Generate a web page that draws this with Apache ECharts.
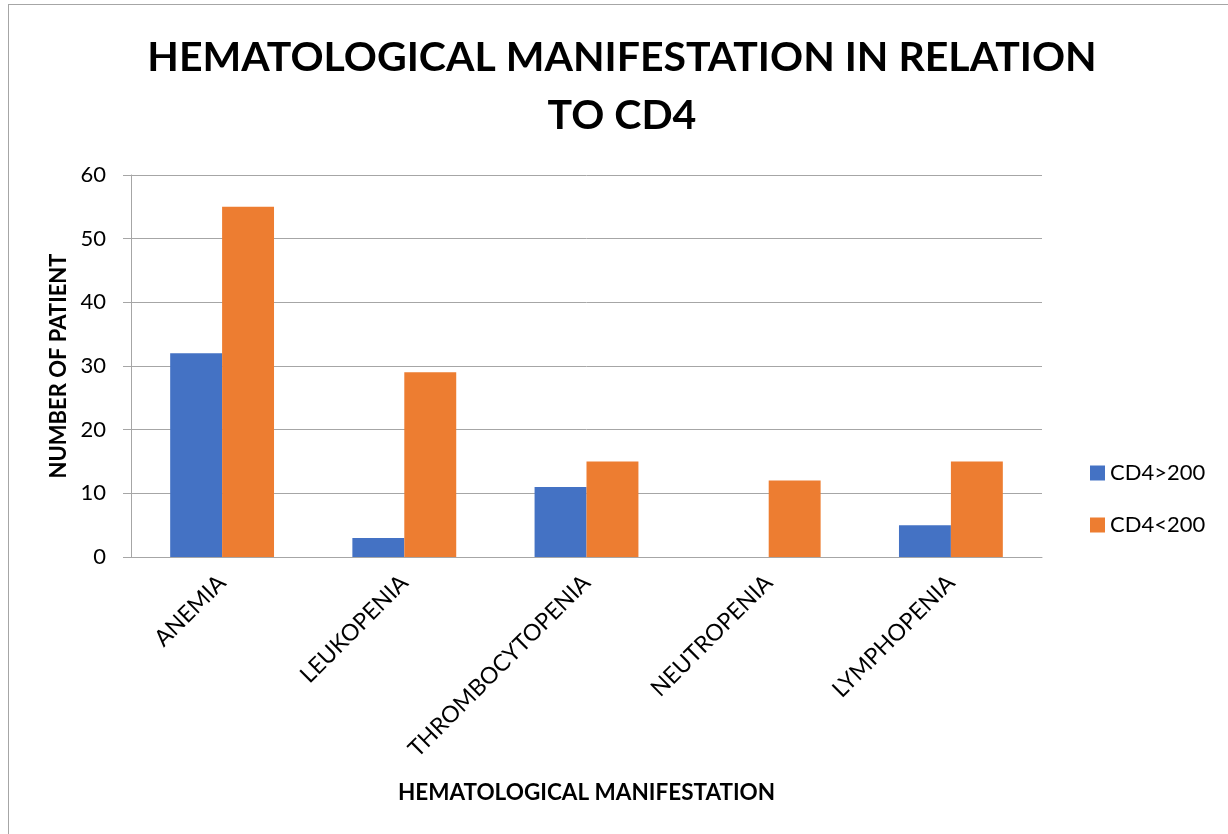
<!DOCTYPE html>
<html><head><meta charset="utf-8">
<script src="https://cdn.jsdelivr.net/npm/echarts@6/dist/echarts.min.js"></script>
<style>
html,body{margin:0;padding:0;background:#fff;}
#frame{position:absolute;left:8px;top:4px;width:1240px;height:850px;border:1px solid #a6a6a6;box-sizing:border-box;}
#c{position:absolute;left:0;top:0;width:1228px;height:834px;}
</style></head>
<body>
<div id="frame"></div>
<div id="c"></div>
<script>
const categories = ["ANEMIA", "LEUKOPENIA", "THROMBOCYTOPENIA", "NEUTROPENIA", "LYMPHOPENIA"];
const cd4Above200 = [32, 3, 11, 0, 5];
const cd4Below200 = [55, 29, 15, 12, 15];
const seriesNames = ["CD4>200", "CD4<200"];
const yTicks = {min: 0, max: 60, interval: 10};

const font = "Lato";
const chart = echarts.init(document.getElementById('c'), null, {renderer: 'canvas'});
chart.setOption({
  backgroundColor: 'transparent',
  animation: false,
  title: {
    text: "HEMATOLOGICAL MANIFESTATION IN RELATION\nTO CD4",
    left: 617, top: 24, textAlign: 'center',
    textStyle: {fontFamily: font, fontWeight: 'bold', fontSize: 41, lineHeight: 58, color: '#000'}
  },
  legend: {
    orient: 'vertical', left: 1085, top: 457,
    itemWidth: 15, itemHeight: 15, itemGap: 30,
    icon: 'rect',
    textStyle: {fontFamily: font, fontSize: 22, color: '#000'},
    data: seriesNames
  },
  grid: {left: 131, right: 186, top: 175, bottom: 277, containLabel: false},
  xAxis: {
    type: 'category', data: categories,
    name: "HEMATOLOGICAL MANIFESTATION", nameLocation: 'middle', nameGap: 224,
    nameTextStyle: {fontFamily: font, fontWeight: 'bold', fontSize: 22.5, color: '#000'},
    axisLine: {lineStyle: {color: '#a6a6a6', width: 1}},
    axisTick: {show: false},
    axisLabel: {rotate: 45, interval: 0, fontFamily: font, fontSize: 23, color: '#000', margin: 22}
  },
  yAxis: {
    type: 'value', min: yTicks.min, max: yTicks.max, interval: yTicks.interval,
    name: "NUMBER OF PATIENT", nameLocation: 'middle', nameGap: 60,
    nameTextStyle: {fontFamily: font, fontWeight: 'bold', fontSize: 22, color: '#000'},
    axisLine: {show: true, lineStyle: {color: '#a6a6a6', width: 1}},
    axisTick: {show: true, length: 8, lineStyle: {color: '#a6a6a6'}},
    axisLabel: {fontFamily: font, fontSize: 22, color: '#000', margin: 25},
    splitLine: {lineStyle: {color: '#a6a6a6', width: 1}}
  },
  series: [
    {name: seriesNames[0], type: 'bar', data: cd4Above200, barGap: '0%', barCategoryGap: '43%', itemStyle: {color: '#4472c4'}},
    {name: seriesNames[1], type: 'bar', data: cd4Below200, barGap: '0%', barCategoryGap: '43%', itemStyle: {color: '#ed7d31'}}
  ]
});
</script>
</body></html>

## Description of the task
Write the listing above out again exactly, dropping each image.

## Exercise output
Generate a web page that draws this with Apache ECharts.
<!DOCTYPE html>
<html><head><meta charset="utf-8">
<script src="https://cdn.jsdelivr.net/npm/echarts@6/dist/echarts.min.js"></script>
<style>
html,body{margin:0;padding:0;background:#fff;}
#frame{position:absolute;left:8px;top:4px;width:1240px;height:850px;border:1px solid #a6a6a6;box-sizing:border-box;}
#c{position:absolute;left:0;top:0;width:1228px;height:834px;}
</style></head>
<body>
<div id="frame"></div>
<div id="c"></div>
<script>
const categories = ["ANEMIA", "LEUKOPENIA", "THROMBOCYTOPENIA", "NEUTROPENIA", "LYMPHOPENIA"];
const cd4Above200 = [32, 3, 11, 0, 5];
const cd4Below200 = [55, 29, 15, 12, 15];
const seriesNames = ["CD4>200", "CD4<200"];
const yTicks = {min: 0, max: 60, interval: 10};

const font = "Lato";
const chart = echarts.init(document.getElementById('c'), null, {renderer: 'canvas'});
chart.setOption({
  backgroundColor: 'transparent',
  animation: false,
  title: {
    text: "HEMATOLOGICAL MANIFESTATION IN RELATION\nTO CD4",
    left: 617, top: 24, textAlign: 'center',
    textStyle: {fontFamily: font, fontWeight: 'bold', fontSize: 41, lineHeight: 58, color: '#000'}
  },
  legend: {
    orient: 'vertical', left: 1085, top: 457,
    itemWidth: 15, itemHeight: 15, itemGap: 30,
    icon: 'rect',
    textStyle: {fontFamily: font, fontSize: 22, color: '#000'},
    data: seriesNames
  },
  grid: {left: 131, right: 186, top: 175, bottom: 277, containLabel: false},
  xAxis: {
    type: 'category', data: categories,
    name: "HEMATOLOGICAL MANIFESTATION", nameLocation: 'middle', nameGap: 224,
    nameTextStyle: {fontFamily: font, fontWeight: 'bold', fontSize: 22.5, color: '#000'},
    axisLine: {lineStyle: {color: '#a6a6a6', width: 1}},
    axisTick: {show: false},
    axisLabel: {rotate: 45, interval: 0, fontFamily: font, fontSize: 23, color: '#000', margin: 22}
  },
  yAxis: {
    type: 'value', min: yTicks.min, max: yTicks.max, interval: yTicks.interval,
    name: "NUMBER OF PATIENT", nameLocation: 'middle', nameGap: 60,
    nameTextStyle: {fontFamily: font, fontWeight: 'bold', fontSize: 22, color: '#000'},
    axisLine: {show: true, lineStyle: {color: '#a6a6a6', width: 1}},
    axisTick: {show: true, length: 8, lineStyle: {color: '#a6a6a6'}},
    axisLabel: {fontFamily: font, fontSize: 22, color: '#000', margin: 25},
    splitLine: {lineStyle: {color: '#a6a6a6', width: 1}}
  },
  series: [
    {name: seriesNames[0], type: 'bar', data: cd4Above200, barGap: '0%', barCategoryGap: '43%', itemStyle: {color: '#4472c4'}},
    {name: seriesNames[1], type: 'bar', data: cd4Below200, barGap: '0%', barCategoryGap: '43%', itemStyle: {color: '#ed7d31'}}
  ]
});
</script>
</body></html>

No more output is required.